Far-Field Perfect Laguerre-Gaussian Beam

We propose a class of vortex beam-the Far-Field Perfect Laguerre-Gaussian Beam (FFPLGB)- which achieves perfect property at the receiving plane in the far-field. Specifically, the beam radius of the FFPLGB is almost invulnerable to orbital angular momentum (OAM), and its radial orders have a minimal impact on the beam radius. We also provide a distance formula that determines the position at which the FFFPLGB begins to acquire its perfect property. This distance formula can improve the practical implementation and operation of the FFPLGB. Quantitative research findings show that the FFPLGB, owing to its unique multi-ring structure, possesses more superior perfect property compared to classical perfect vortex beam. Compared to the declining received probability of Laguerre-Gaussian beam (LGB) with increasing OAM mode, FFPLGB demonstrates the ability to maintain similar OAM spectrum distributions across different OAM modes.
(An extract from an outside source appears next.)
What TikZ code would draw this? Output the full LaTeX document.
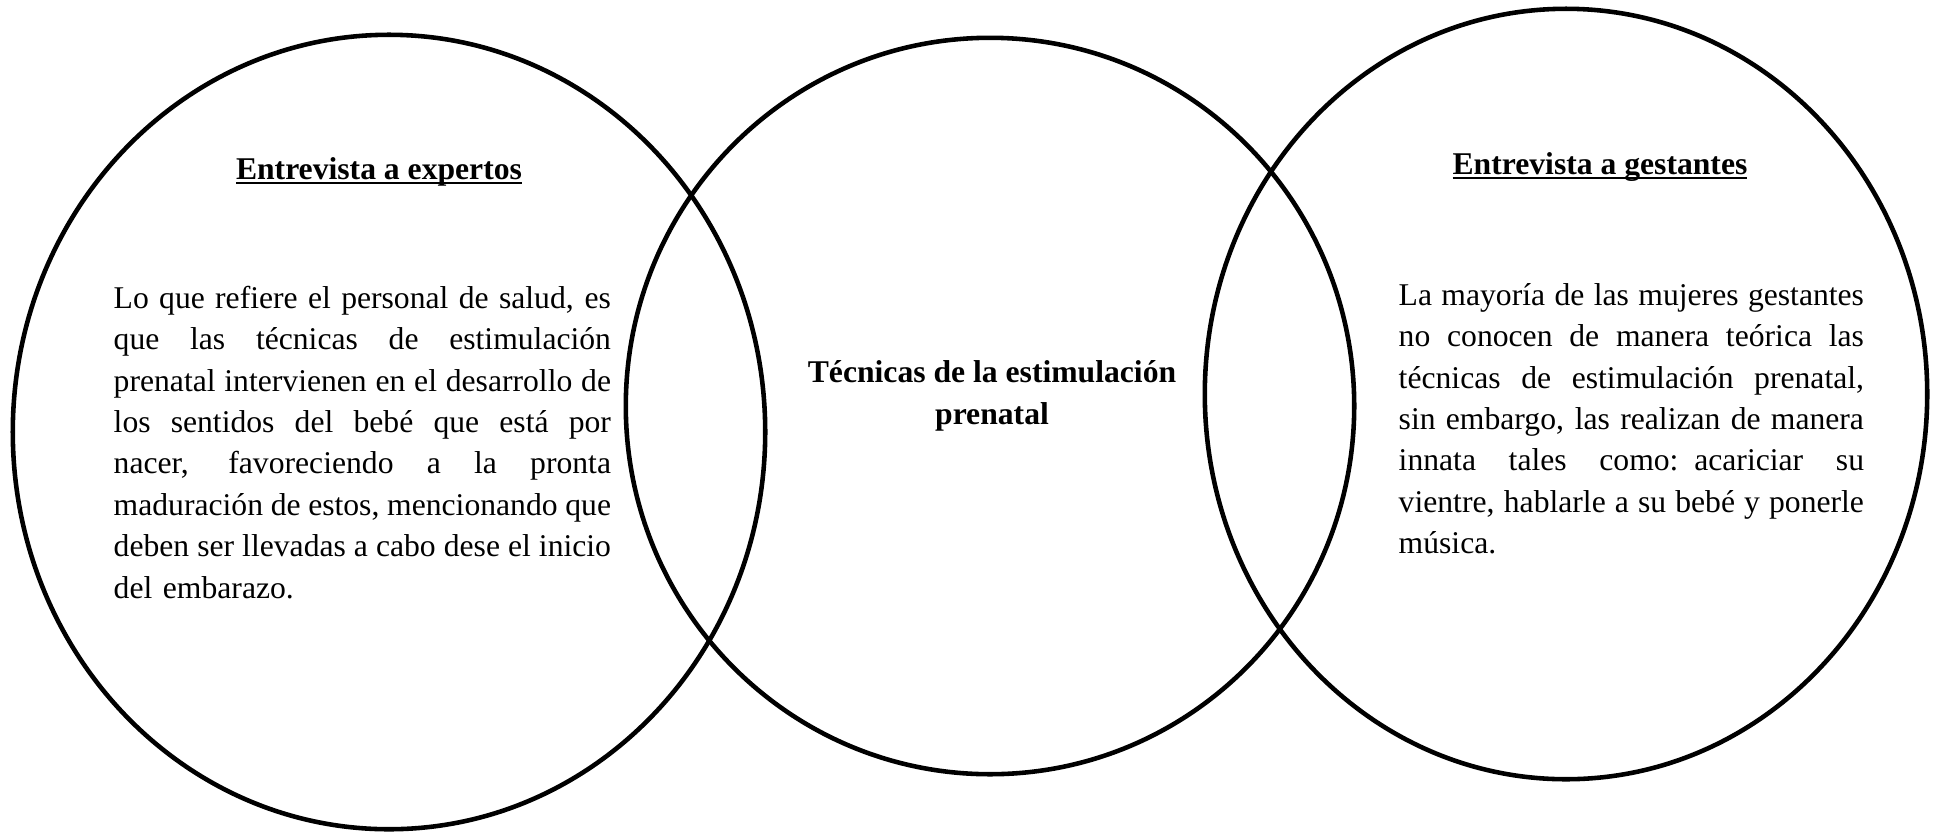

Furthermore, the OAM spectrum distribution of FFPLGB remains largely invariant to changes in radial orders, highlighting its robustness and superior performance in optical applications. The perfect property of the FFPLGB effectively surmount the limitations encountered by conventional high-order LGB in various optical applications, and introduce a new developmental direction for LGB.